A decisão tem repercussão geral, ou seja, valerá para todos os casos semelhantes que tramitam nas instâncias inferiores — cerca de mil processos.

Especialistas ouvidos pela ConJur afirmam que a tese de imprescritibilidade das ações dolosas de improbidade administrativa não está alinhada com a ordem democrática constitucional e gera insegurança jurídica.

Para o especialista César Alckmin Jacob, sócio do Duarte Garcia, o texto da Constituição Federal não permite a conclusão pela imprescritibilidade.

“E basta rever a sessão para notar que os ministros que alteraram o voto estavam lastreados nos argumentos do Ministério Público segundo os quais o reconhecimento da prescrição impediria o combate à corrupção. Os argumentos apresentados foram muito mais políticos e fundados num suposto princípio de que a moralidade administrativa deve ser buscada sempre e a qualquer custo. Como se o prazo de cinco anos não fosse mais que suficiente para se colherem elementos para uma ação de improbidade”, afirma.

Jacob lembra ainda que o relator, ministro Alexandre de Moraes, ponderou que a tese por ele proposta previa o início do prazo apenas a partir do conhecimento do fato, a impedir que sejam premiadas a morosidade e a incompetência dos agentes da persecução.

“A tese vencedora reconhece que as ações de ressarcimento poderão ser propostas a qualquer momento, mesmo que prescrita ação de improbidade. Segundo se extrai dos debates, esses pedidos serão veiculados em ações civis pelo procedimento ordinário, como, aliás, tem sido a praxe nos casos em que a prescrição das demais sanções da lei de improbidade se verificou.”

Para o advogado, muitas questões práticas ainda não foram definidas. “Por exemplo, na sessão, alguns defenderam que o Ministério Público não terá legitimidade para essa ação de ressarcimento, mas apenas o órgão prejudicado, como a administração direta, empresa pública.
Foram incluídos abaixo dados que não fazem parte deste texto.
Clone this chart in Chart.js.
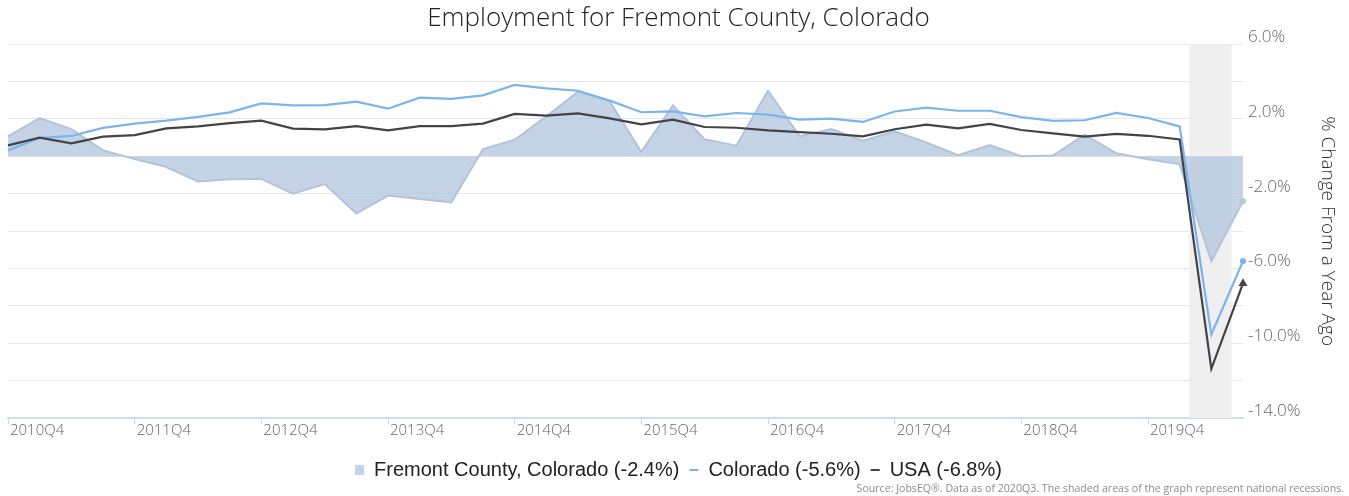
<!DOCTYPE html>
<html>
<head>
<meta charset="utf-8">
<script src="https://cdn.jsdelivr.net/npm/chart.js@4"></script>
<style>
  html, body { margin: 0; padding: 0; background: #fff; }
  #wrap { width: 1349px; height: 496px; position: relative; }
</style>
</head>
<body>
<div id="wrap"><canvas id="empChart"></canvas></div>
<script>
const quarters = [
  '2010Q4', '2011Q1', '2011Q2', '2011Q3', '2011Q4', '2012Q1', '2012Q2', '2012Q3',
  '2012Q4', '2013Q1', '2013Q2', '2013Q3', '2013Q4', '2014Q1', '2014Q2', '2014Q3',
  '2014Q4', '2015Q1', '2015Q2', '2015Q3', '2015Q4', '2016Q1', '2016Q2', '2016Q3',
  '2016Q4', '2017Q1', '2017Q2', '2017Q3', '2017Q4', '2018Q1', '2018Q2', '2018Q3',
  '2018Q4', '2019Q1', '2019Q2', '2019Q3', '2019Q4', '2020Q1', '2020Q2', '2020Q3'
];
const tickLabels = ['2010Q4', '2011Q4', '2012Q4', '2013Q4', '2014Q4', '2015Q4', '2016Q4', '2017Q4', '2018Q4', '2019Q4'];

const fremont = [1.07, 2.05, 1.46, 0.32, -0.14, -0.57, -1.35, -1.23, -1.21, -2.0,
  -1.48, -3.06, -2.1, -2.28, -2.46, 0.39, 0.89, 2.14, 3.46, 2.94,
  0.24, 2.73, 0.91, 0.57, 3.51, 1.07, 1.46, 0.84, 1.34, 0.75,
  0.06, 0.6, 0.01, 0.04, 1.16, 0.16, -0.16, -0.43, -5.61, -2.4];
const colorado = [0.32, 0.98, 1.09, 1.52, 1.75, 1.91, 2.11, 2.35, 2.83, 2.73,
  2.74, 2.93, 2.55, 3.14, 3.07, 3.26, 3.82, 3.64, 3.51, 2.98,
  2.36, 2.41, 2.14, 2.32, 2.23, 1.96, 2.02, 1.84, 2.4, 2.61,
  2.44, 2.44, 2.1, 1.9, 1.93, 2.32, 2.05, 1.6, -9.53, -5.6];
const usa = [0.59, 1.0, 0.7, 1.05, 1.14, 1.5, 1.6, 1.78, 1.91, 1.48,
  1.44, 1.62, 1.39, 1.62, 1.62, 1.75, 2.27, 2.18, 2.3, 2.03,
  1.71, 1.96, 1.57, 1.53, 1.39, 1.3, 1.21, 1.07, 1.45, 1.7,
  1.5, 1.74, 1.41, 1.23, 1.06, 1.2, 1.1, 0.9, -11.37, -6.8];

const seriesNames = ['Fremont County, Colorado (-2.4%)', 'Colorado (-5.6%)', 'USA (-6.8%)'];
const yTickLabels = [6, 2, -2, -6, -10, -14];

// recession band, in category index units (Feb 2020 - Apr 2020)
const recessionStart = 37.3;
const recessionEnd = 38.64;

const sourceNote = 'Source: JobsEQ®. Data as of 2020Q3. The shaded areas of the graph represent national recessions.';

function endMarker(arr, r) {
  return arr.map((v, i) => i === arr.length - 1 ? r : 0);
}

const recessionBand = {
  id: 'recessionBand',
  beforeDatasetsDraw(chart) {
    const { ctx, chartArea, scales } = chart;
    const x1 = scales.x.getPixelForValue(recessionStart);
    const x2 = scales.x.getPixelForValue(recessionEnd);
    ctx.save();
    ctx.fillStyle = '#efefef';
    ctx.fillRect(x1, chartArea.top, x2 - x1, chartArea.bottom - chartArea.top);
    ctx.restore();
  }
};

const sourceText = {
  id: 'sourceText',
  afterDraw(chart) {
    const ctx = chart.ctx;
    ctx.save();
    ctx.font = '10.6px "Open Sans"';
    ctx.fillStyle = '#8c8c8c';
    ctx.textAlign = 'right';
    ctx.textBaseline = 'middle';
    ctx.fillText(sourceNote, chart.width - 5, 489);
    ctx.restore();
  }
};

// drawn bottom-up: Fremont area first, USA on top; legend reversed back
chart = new Chart(document.getElementById('empChart'), {
  type: 'line',
  data: {
    labels: quarters,
    datasets: [
      {
        label: seriesNames[2],
        data: usa,
        borderColor: '#434348',
        backgroundColor: '#434348',
        borderWidth: 2.2,
        pointRadius: endMarker(usa, 3),
        pointStyle: 'triangle',
        legendStyle: 'line',
        tension: 0,
        fill: false
      },
      {
        label: seriesNames[1],
        data: colorado,
        borderColor: '#7cb5ec',
        backgroundColor: '#7cb5ec',
        borderWidth: 2.2,
        pointRadius: endMarker(colorado, 2),
        legendStyle: 'line',
        tension: 0,
        fill: false
      },
      {
        label: seriesNames[0],
        data: fremont,
        borderColor: '#b3c4da',
        backgroundColor: 'rgba(176, 196, 222, 0.75)',
        borderWidth: 2,
        pointRadius: endMarker(fremont, 2),
        legendStyle: 'rect',
        tension: 0,
        fill: 'origin'
      }
    ]
  },
  options: {
    responsive: true,
    maintainAspectRatio: false,
    animation: false,
    layout: { padding: { left: 8, right: 0, top: 0, bottom: 6 } },
    plugins: {
      title: {
        display: true,
        text: 'Employment for Fremont County, Colorado',
        color: '#222',
        font: { family: 'Open Sans', size: 26, weight: '300' },
        padding: { top: 3, bottom: 10 }
      },
      legend: {
        position: 'bottom',
        reverse: true,
        labels: {
          color: '#222',
          font: { family: 'Liberation Sans', size: 20 },
          usePointStyle: true,
          boxHeight: 10,
          pointStyleWidth: 9,
          padding: 10,
          generateLabels(c) {
            const items = Chart.defaults.plugins.legend.labels.generateLabels(c);
            items.forEach(it => {
              const ds = c.data.datasets[it.datasetIndex];
              it.pointStyle = ds.legendStyle;
              if (ds.legendStyle === 'rect') {
                it.fillStyle = ds.backgroundColor;
                it.strokeStyle = ds.backgroundColor;
                it.lineWidth = 0;
              } else {
                it.strokeStyle = ds.borderColor;
                it.lineWidth = 2;
              }
            });
            return items;
          }
        }
      },
      tooltip: { enabled: false }
    },
    scales: {
      x: {
        grid: {
          drawOnChartArea: false,
          drawTicks: true,
          tickLength: 6,
          color: ctx => (ctx.index % 4 === 0 ? '#ccd6eb' : 'rgba(0,0,0,0)')
        },
        border: { display: true, color: '#d3dceb', width: 2 },
        ticks: {
          autoSkip: false,
          maxRotation: 0,
          align: 'start',
          labelOffset: 2,
          padding: -2,
          color: '#666',
          font: { family: 'Open Sans', size: 15, weight: '300' },
          callback: (v, i) => (tickLabels.includes(quarters[i]) ? quarters[i] : '')
        },
        afterFit: s => { s.height = 32; }
      },
      y: {
        position: 'right',
        min: -14,
        max: 6,
        grid: { color: '#e6e6e6', drawTicks: false },
        border: { display: false },
        ticks: {
          stepSize: 2,
          padding: 5,
          labelOffset: -7,
          color: '#666',
          font: { family: 'Open Sans', size: 17, weight: '300' },
          callback: v => (yTickLabels.includes(v) ? v.toFixed(1) + '%' : '')
        },
        title: {
          display: true,
          text: '% Change From a Year Ago',
          color: '#333',
          font: { family: 'Open Sans', size: 19, weight: '300' },
          padding: { top: 10, bottom: 0 }
        },
        afterFit: s => { s.width = 106; }
      }
    }
  },
  plugins: [recessionBand, sourceText]
});
</script>
</body>
</html>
Na prática, todavia, o MP costuma mover essas ações. Outro ponto que fica indefinido: qual o grau de dolo que será exigido? Há corrente do STJ que entende que para a configuração dos atos de improbidade bastaria um ‘dolo indireto’. Isso é muito perigoso, pois pode gerar uma responsabilização objetiva dos agentes que não prescreverá”, destaca.

Thiago Turbay, do escritório Boaventura Turbay Advogados, também entende que a tese de imprescritibilidade das ações dolosas de improbidade administrativa não está alinhada com a ordem democrática constitucional.
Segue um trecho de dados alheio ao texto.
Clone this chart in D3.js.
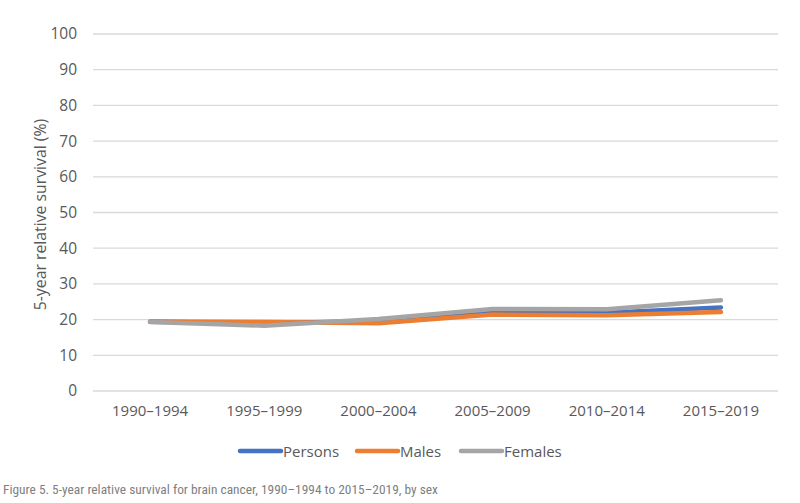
<!DOCTYPE html>
<html><head><meta charset="utf-8">
<script src="https://cdn.jsdelivr.net/npm/d3@7"></script>
<style>body{margin:0;background:#fff;} svg{display:block;}</style>
</head><body>
<svg id="chart" width="800" height="503"></svg>
<script>
const categories = ["1990–1994","1995–1999","2000–2004","2005–2009","2010–2014","2015–2019"];
const persons = [19.4, 19.0, 19.6, 22.0, 21.9, 23.4];
const males   = [19.5, 19.3, 19.0, 21.4, 21.2, 22.1];
const females = [19.3, 18.3, 20.2, 23.0, 22.9, 25.4];
const seriesNames = ["Persons","Males","Females"];
const seriesColors = ["#4472C4","#ED7D31","#A5A5A5"];
const yTicks = [0,10,20,30,40,50,60,70,80,90,100];
const yTitle = "5-year relative survival (%)";
const caption = "Figure 5. 5-year relative survival for brain cancer, 1990–1994 to 2015–2019, by sex";

(function(){
const series = [persons, males, females];
const svg = d3.select("#chart");
const font = "'Open Sans', 'Noto Sans', sans-serif";
const mLeft = 93, mRight = 778, mTop = 34, mBottom = 391;

const x = d3.scaleBand().domain(categories).range([mLeft, mRight]);
const y = d3.scaleLinear().domain([0,100]).range([mBottom, mTop]);

svg.append("g").selectAll("line").data(yTicks).join("line")
  .attr("x1", mLeft).attr("x2", mRight)
  .attr("y1", d => y(d)).attr("y2", d => y(d))
  .attr("stroke", "#D9D9D9").attr("stroke-width", 1.3);

const yAxis = svg.append("g").attr("transform", `translate(${mLeft},0)`)
  .call(d3.axisLeft(y).tickValues(yTicks).tickSize(0).tickPadding(16));
yAxis.select(".domain").remove();
yAxis.selectAll("text").attr("font-family", font).attr("font-size", 15.5).attr("fill", "#595959");

const xAxis = svg.append("g").attr("transform", `translate(0,${mBottom})`)
  .call(d3.axisBottom(x).tickSize(0).tickPadding(14));
xAxis.select(".domain").remove();
xAxis.selectAll("text").attr("font-family", font).attr("font-size", 15).attr("fill", "#595959");

svg.append("text")
  .attr("transform", `translate(46,${(mTop+mBottom)/2 + 2}) rotate(-90)`)
  .attr("text-anchor", "middle")
  .attr("font-family", font).attr("font-size", 15.8).attr("fill", "#595959")
  .text(yTitle);

const line = d3.line()
  .x((d,i) => x(categories[i]) + x.bandwidth()/2)
  .y(d => y(d));
svg.append("g").selectAll("path").data(series).join("path")
  .attr("d", d => line(d))
  .attr("fill", "none")
  .attr("stroke", (d,i) => seriesColors[i])
  .attr("stroke-width", 4.5)
  .attr("stroke-linecap", "round")
  .attr("stroke-linejoin", "round");

const legendX = [240, 357, 461];
const lg = svg.append("g");
seriesNames.forEach((n,i) => {
  const g = lg.append("g").attr("transform", `translate(${legendX[i]},451)`);
  g.append("line").attr("x1",0).attr("x2",41).attr("y1",0).attr("y2",0)
    .attr("stroke", seriesColors[i]).attr("stroke-width", 4.5).attr("stroke-linecap","round");
  g.append("text").attr("x", 43).attr("y", 5.5)
    .attr("font-family", font).attr("font-size", 15).attr("fill", "#595959").text(n);
});

svg.append("text").attr("x", 3).attr("y", 494)
  .attr("font-family", "'Liberation Sans Narrow', 'Roboto Condensed', 'Liberation Sans', sans-serif")
  .attr("font-size", 13.4).attr("fill", "#7F7F7F")
  .text(caption);
})();
</script>
</body></html>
“O Supremo perdeu a oportunidade de limitar o poder de punir e os abusos decorrentes. O Estado não pode eternizar ações judiciais sobre o pretexto de haver dificuldades estruturais, no tocante à cobrança de valores oriundos de ilícitos. Basta pensar o vetor contrário: se o particular for lesado em decorrência de ação estatal, haverá imprescritibilidade para ressarci-lo?”, questiona.
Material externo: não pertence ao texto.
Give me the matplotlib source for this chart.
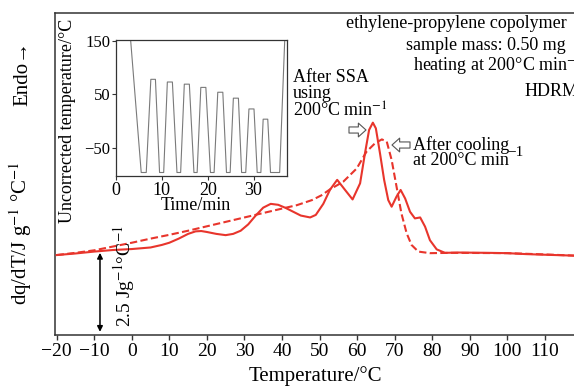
import matplotlib
matplotlib.use("Agg")
import matplotlib.pyplot as plt

plt.rcParams['font.family'] = ['Liberation Serif', 'DejaVu Serif']
plt.rcParams['mathtext.fontset'] = 'stix'

# main DSC curves (temperature in degC, dq/dT in J g-1 degC-1 above the axis floor)
ssa_temp = [-20, -15, -10, -5, 0, 5, 8, 10, 12.5, 15, 17, 18.5, 20, 22.5, 25, 27, 29, 31,
            33, 35, 37, 39, 41, 43, 45, 47.5, 49, 51, 52.8, 54.7, 56.8, 58.8, 60.8, 62.1,
            63.2, 64.2, 65.0, 66.1, 67.2, 68.3, 69.2, 70.5, 71.6, 72.8, 74.1, 75.4, 76.8,
            78.1, 79.4, 81.2, 83.4, 87, 95, 100, 105, 110, 118.3]
ssa_dqdt = [2.53, 2.58, 2.64, 2.69, 2.72, 2.77, 2.85, 2.92, 3.05, 3.20, 3.28, 3.29, 3.26,
            3.20, 3.16, 3.20, 3.30, 3.50, 3.78, 4.03, 4.15, 4.12, 4.02, 3.90, 3.78, 3.72,
            3.80, 4.15, 4.60, 4.91, 4.59, 4.29, 4.80, 5.75, 6.49, 6.72, 6.54, 5.75, 4.91,
            4.27, 4.06, 4.38, 4.59, 4.32, 3.90, 3.69, 3.72, 3.43, 3.00, 2.71, 2.60, 2.61,
            2.60, 2.59, 2.56, 2.54, 2.51]

cool_temp = [-20, -15, -10, -5, 0, 5, 10, 15, 20, 25, 30, 35, 40, 44, 48, 50.5, 52.8, 56.3,
             59.9, 62.5, 64.8, 66.6, 67.9, 69.2, 70.5, 71.8, 73.2, 74.5, 76.3, 79.4, 85,
             100, 110, 118.3]
cool_dqdt = [2.53, 2.60, 2.68, 2.80, 2.92, 3.05, 3.17, 3.30, 3.44, 3.58, 3.72, 3.86, 4.00,
             4.11, 4.27, 4.42, 4.61, 4.85, 5.27, 5.80, 6.07, 6.19, 6.12, 5.54, 4.70, 3.85,
             3.22, 2.85, 2.64, 2.59, 2.60, 2.59, 2.55, 2.51]

# inset: SSA temperature program
prog_time = [3.2, 5.5, 6.6, 7.6, 8.6, 9.5, 10.4, 11.2, 12.3, 13.3, 14.1, 14.9, 16.0, 17.0,
             17.7, 18.5, 19.6, 20.6, 21.4, 22.2, 23.3, 24.1, 24.9, 25.6, 26.7, 27.4, 28.3,
             29.0, 30.1, 30.8, 31.6, 32.1, 33.1, 33.7, 35.7, 36.8]
prog_temp = [150, -95, -95, 78, 78, -95, -95, 73, 73, -95, -95, 69, 69, -95, -95, 63, 63,
             -95, -95, 54, 54, -95, -95, 43, 43, -95, -95, 23, 23, -95, -95, 4, 4, -95,
             -95, 150]

xticks = [-20, -10, 0, 10, 20, 30, 40, 50, 60, 70, 80, 90, 100, 110]
W, H = 574, 386
red = '#e8352c'
dark = '#333333'


def fx(px):
    return px / W


def fy(py):
    return 1 - py / H


fig = plt.figure(figsize=(W / 100, H / 100), dpi=100)
ax = fig.add_axes([fx(55), fy(335), 521 / W, 322 / H])
ax.plot(ssa_temp, ssa_dqdt, color=red, lw=1.5, zorder=3)
ax.plot(cool_temp, cool_dqdt, color=red, lw=1.5, dashes=(3.5, 1.6), zorder=3)
ax.set_xlim(-20.45, 118.3)
ax.set_ylim(0, 10.19)
ax.set_xticks(xticks)
ax.set_yticks([])
ax.tick_params(axis='x', direction='out', length=3.6, width=1, color=dark,
               labelsize=14, pad=2.5)
for s in ax.spines.values():
    s.set_color(dark)
    s.set_linewidth(1.1)

# 2.5 J g-1 C-1 scale bar
ax.annotate('', xy=(-8.47, 2.6), xytext=(-8.47, 0.1),
            arrowprops=dict(arrowstyle='<|-|>', color='black', lw=1.1,
                            shrinkA=0, shrinkB=0, mutation_scale=8))
fig.text(fx(124), fy(276), '2.5 Jg$^{-1}$°C$^{-1}$', rotation=90, fontsize=14,
         ha='center', va='center')

fig.text(fx(315), fy(376), 'Temperature/°C', fontsize=15, ha='center', va='center')
fig.text(fx(21), fy(233), 'dq/dT/J g$^{-1}$ °C$^{-1}$', rotation=90, fontsize=15,
         ha='center', va='center')
fig.text(fx(23), fy(74), 'Endo→', rotation=90, fontsize=15, ha='center', va='center')

# sample info
fig.text(fx(346), fy(24), 'ethylene-propylene copolymer', fontsize=13, va='center')
fig.text(fx(406), fy(45), 'sample mass: 0.50 mg', fontsize=13, va='center')
fig.text(fx(413), fy(66), 'heating at 200°C min$^{-1}$', fontsize=13, va='center')
fig.text(fx(525), fy(91), 'HDRM', fontsize=13, va='center')

# curve labels
fig.text(fx(293), fy(77), 'After SSA', fontsize=13, va='center')
fig.text(fx(293), fy(94), 'using', fontsize=13, va='center')
fig.text(fx(293), fy(111), '200°C min$^{-1}$', fontsize=13, va='center')
fig.text(fx(413), fy(145), 'After cooling', fontsize=13, va='center')
fig.text(fx(413), fy(161), 'at 200°C min', fontsize=13, va='center')
fig.text(fx(507), fy(152), '−1', fontsize=11, va='center')

hollow = dict(arrowstyle='simple,head_length=0.5,head_width=0.9,tail_width=0.4',
              fc='white', ec='#555555', lw=0.8, shrinkA=0, shrinkB=0, mutation_scale=11)
ax.annotate('', xy=(366, H - 130), xytext=(349, H - 130), xycoords='figure pixels',
            textcoords='figure pixels', arrowprops=hollow)
ax.annotate('', xy=(392, H - 145), xytext=(410, H - 145), xycoords='figure pixels',
            textcoords='figure pixels', arrowprops=hollow)

# inset with the temperature program
ax2 = fig.add_axes([fx(116), fy(176), 171 / W, 136 / H])
ax2.plot(prog_time, prog_temp, color='#7a7a7a', lw=0.8)
ax2.set_xlim(0, 37.3)
ax2.set_ylim(-101.5, 151)
ax2.set_xticks([0, 10, 20, 30])
ax2.set_yticks([-50, 50, 150])
ax2.tick_params(axis='x', direction='out', length=3, color=dark, labelsize=13, pad=1)
ax2.tick_params(axis='y', direction='out', length=3, color=dark, labelsize=12, pad=1)
for s in ax2.spines.values():
    s.set_color(dark)
    s.set_linewidth(0.9)
fig.text(fx(196), fy(205), 'Time/min', fontsize=13, ha='center', va='center')
fig.text(fx(68), fy(121), 'Uncorrected temperature/°C', rotation=90, fontsize=13,
         ha='center', va='center')

fig.savefig('out.png', dpi=100)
Segundo o tributarista e sócio da Bornholdt Advogados Geraldo Wetzel Neto, a questão envolvendo o prazo prescricional para ressarcimento de recursos desviados do erário em atos de improbidade deveria ser analisada com muita cautela.

“De um lado, temos que o prazo de cinco anos é deveras exíguo em alguns casos. Por outro lado, também não é possível defender a tese de que a responsabilidade não prescreve, pois isso gera enorme insegurança jurídica. Apenas para efeito de comparação, qualquer condenado no Brasil fica preso por no máximo 30 anos. Não seria justo que a responsabilidade financeira fosse além desse prazo. A solução me parece ser um equilíbrio entre esses prazos, eventualmente de forma a acompanhar a prescrição do próprio crime cometido.”

Já para Daniel Gerber, criminalista e professor de Direito Penal e Processual Penal, o que se premia com o posicionamento é a incompetência e lassidão da máquina estatal em agir no tempo adequado de seus interesses.

“Em primeiro lugar, jamais veríamos um particular perder um prazo de cinco anos na cobrança de seus créditos. Além disso, a operação ‘lava jato’ não pode continuar como um obstáculo para a concretização de postulados constitucionais. Não há que se falar em ressarcimento imprescritível, isso é norma constitucional.”

Para o ex-controlador-geral da União Jorge Hage, sócio da Hage, Navarro, Fonseca, Suzart & Prudêncio Consultoria em Compliance, o Supremo Tribunal Federal acertou na decisão. “O meu entendimento sempre foi pela imprescritibilidade. Isto é o que está na Constituição, com todas as letras. A decisão do STF foi fundamental para a continuidade do combate à corrupção. Decisão contrária seria um duro golpe”, diz.

Reviravolta
O julgamento da questão teve início na semana passada com o voto de oito ministros. Antes do reinício da análise, o Supremo havia formado maioriapara estabelecer um prazo para a ação. Na quarta-feira, porém, os demais ministros formaram maioria definitiva contra a prescrição.

Inicialmente, os ministros Luiz Fux e Luís Roberto Barroso haviam se posicionado pela prescrição. Durante o debate, no entanto, mudaram de ideia e votaram contra o prazo.